Devido a esta escolha, The Wild Pear Tree ganha muito em profundidade de personagens, mas perde em fluidez narrativa. Por um lado, é excepcional a complexidade de Idris (o excelente Murat Cemcir), o pai decadente, que ama a família enquanto se mantém à distância, ou as camadas embutidas sobre a dificuldade de viver da profissão de artista no século XXI. Por outro lado, o drama atinge 3h10 de duração através de cenas de cerca de vinte minutos cada, baseadas unicamente em diálogos. A conversa é motor de ação, de provocação física (o poço, o bebê coberto de formigas) e moral.
Durante a primeira exibição, no festival de Cannes, um número considerável de críticos abandonou a sessão. De fato, o filme aposta numa narrativa árida, que não simplifica seu discurso para agradar um maior número de espectadores.
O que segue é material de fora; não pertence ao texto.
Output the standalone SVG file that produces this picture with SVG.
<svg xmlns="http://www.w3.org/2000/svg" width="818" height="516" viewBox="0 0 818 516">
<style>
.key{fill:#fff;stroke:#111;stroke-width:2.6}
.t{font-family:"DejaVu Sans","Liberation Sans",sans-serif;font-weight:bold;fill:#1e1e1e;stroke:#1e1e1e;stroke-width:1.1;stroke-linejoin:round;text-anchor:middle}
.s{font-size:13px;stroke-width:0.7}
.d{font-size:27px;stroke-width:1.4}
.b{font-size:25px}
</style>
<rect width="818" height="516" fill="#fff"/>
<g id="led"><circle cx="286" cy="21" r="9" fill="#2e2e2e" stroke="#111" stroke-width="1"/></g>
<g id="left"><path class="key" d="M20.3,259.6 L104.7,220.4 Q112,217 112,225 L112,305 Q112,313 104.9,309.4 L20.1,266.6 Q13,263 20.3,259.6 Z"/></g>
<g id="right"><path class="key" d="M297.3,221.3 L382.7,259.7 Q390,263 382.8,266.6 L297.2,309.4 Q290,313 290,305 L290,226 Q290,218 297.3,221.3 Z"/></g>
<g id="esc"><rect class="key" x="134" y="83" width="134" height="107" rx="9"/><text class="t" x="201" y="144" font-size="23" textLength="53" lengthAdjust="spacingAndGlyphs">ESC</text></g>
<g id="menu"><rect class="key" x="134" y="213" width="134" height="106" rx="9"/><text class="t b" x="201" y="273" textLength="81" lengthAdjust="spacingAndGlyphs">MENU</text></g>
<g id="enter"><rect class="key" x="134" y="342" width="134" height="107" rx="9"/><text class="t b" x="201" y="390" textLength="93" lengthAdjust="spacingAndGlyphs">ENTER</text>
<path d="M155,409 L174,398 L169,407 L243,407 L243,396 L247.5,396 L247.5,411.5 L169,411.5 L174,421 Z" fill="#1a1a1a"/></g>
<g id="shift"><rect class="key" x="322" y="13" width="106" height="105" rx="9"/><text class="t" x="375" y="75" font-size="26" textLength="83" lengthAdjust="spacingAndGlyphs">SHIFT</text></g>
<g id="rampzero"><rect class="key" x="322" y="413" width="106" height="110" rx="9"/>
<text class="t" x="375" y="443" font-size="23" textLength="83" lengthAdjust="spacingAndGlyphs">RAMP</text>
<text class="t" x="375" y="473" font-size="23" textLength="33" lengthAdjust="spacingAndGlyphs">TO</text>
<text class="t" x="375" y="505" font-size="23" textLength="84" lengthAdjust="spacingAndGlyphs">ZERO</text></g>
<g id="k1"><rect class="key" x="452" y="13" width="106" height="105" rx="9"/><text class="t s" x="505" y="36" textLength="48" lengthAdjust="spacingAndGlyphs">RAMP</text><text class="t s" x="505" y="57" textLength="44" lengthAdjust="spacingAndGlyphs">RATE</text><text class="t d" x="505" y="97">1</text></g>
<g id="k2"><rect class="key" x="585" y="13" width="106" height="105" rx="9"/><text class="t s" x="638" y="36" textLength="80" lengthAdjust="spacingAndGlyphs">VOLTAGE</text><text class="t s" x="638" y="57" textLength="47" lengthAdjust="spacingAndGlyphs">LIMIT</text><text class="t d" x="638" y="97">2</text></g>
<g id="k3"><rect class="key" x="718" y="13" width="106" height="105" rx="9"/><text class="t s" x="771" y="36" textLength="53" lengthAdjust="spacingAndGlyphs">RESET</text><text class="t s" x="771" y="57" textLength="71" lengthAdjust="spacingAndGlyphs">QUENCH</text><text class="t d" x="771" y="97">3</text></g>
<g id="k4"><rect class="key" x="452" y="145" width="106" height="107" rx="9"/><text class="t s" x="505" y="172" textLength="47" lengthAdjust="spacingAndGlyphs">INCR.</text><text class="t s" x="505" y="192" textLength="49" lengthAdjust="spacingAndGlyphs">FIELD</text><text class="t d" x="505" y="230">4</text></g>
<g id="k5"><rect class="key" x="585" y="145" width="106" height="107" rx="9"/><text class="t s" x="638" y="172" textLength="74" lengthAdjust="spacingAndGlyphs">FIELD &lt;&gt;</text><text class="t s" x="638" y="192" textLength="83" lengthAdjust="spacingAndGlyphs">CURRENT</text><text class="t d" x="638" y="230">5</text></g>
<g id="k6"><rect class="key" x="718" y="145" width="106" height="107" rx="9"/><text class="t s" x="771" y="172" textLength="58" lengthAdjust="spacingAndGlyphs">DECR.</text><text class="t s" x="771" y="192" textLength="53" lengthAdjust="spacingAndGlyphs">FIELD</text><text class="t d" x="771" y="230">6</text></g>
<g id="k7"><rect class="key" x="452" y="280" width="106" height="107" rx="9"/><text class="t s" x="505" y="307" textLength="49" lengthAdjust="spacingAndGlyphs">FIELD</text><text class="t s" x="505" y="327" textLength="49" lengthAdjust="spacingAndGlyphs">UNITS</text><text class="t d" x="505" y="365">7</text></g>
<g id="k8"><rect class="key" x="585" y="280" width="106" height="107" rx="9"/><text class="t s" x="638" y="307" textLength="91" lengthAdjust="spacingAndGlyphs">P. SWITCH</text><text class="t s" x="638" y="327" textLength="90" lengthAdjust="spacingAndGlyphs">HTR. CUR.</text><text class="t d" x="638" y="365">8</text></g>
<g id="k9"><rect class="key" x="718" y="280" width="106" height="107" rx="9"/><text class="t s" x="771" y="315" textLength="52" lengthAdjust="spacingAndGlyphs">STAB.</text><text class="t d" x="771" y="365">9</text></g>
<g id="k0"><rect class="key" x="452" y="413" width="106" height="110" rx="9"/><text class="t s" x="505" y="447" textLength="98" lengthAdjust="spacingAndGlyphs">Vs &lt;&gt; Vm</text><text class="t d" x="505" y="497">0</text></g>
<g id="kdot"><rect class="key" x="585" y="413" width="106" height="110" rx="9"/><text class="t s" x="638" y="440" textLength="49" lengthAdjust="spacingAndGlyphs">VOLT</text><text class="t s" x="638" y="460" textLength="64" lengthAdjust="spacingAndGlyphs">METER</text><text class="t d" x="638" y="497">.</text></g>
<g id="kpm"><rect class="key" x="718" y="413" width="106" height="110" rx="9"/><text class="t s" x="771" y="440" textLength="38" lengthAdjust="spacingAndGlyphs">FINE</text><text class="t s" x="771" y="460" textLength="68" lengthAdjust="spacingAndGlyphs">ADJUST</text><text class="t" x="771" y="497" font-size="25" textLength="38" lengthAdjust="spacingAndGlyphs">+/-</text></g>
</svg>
A dinâmica é tão simples quanto bruta: Sinan retorna à cidade onde nasceu e, deslocando-se pelas ruas, encontra novas pessoas com quem discutir. O jovem debate com o imam local, a mãe solitária, o secretário da prefeitura, os comerciantes. Cada cena funciona como uma esquete à parte, abordando temas amplos como os costumes, a cobiça, o amor. O filme aposta numa filosofia não acadêmica, embutida de maneira orgânica no cotidiano dos personagens.
Mesmo assim, não é fácil se identificar com um protagonista tão arrogante, julgando-se superior a todos. Também é difícil compreender algumas escolhas estéticas do cineasta, conhecido pelo formalismo e pelas composições impecáveis de som e imagem em Sono de Inverno e Era uma Vez na Anatólia. Aqui, ele trabalha com a textura digital de baixa qualidade, saturando as cores e os contrastes. Consequentemente, Sinan adquire uma aparência alaranjada, as luzes das janelas estão estouradas e os cenários adquirem um tom estranho, acima do verossímil. Por se concentrarem em rostos conversando, os enquadramentos limitam-se aos planos de conjunto, eventualmente fazendo recortes dentro da própria imagem, numa tentativa contestável da montagem para imprimir ritmo.
Fica a curiosa impressão de uma obra de orçamento reduzido em comparação com as anteriores, ou talvez de uma busca pela verdade através da desconstrução do habitual estetismo do diretor. The Wild Pear Tree se conclui num belo momento, otimista e silencioso. Mas isso não impede a obra de ser amarga, cansativa, e ainda mais hermética do que as anteriores de Ceylan, por abandonar o refinamento estético em busca de um humanismo depurado.
Filme visto no 71º Festival Internacional de Cannes, em maio de 2018.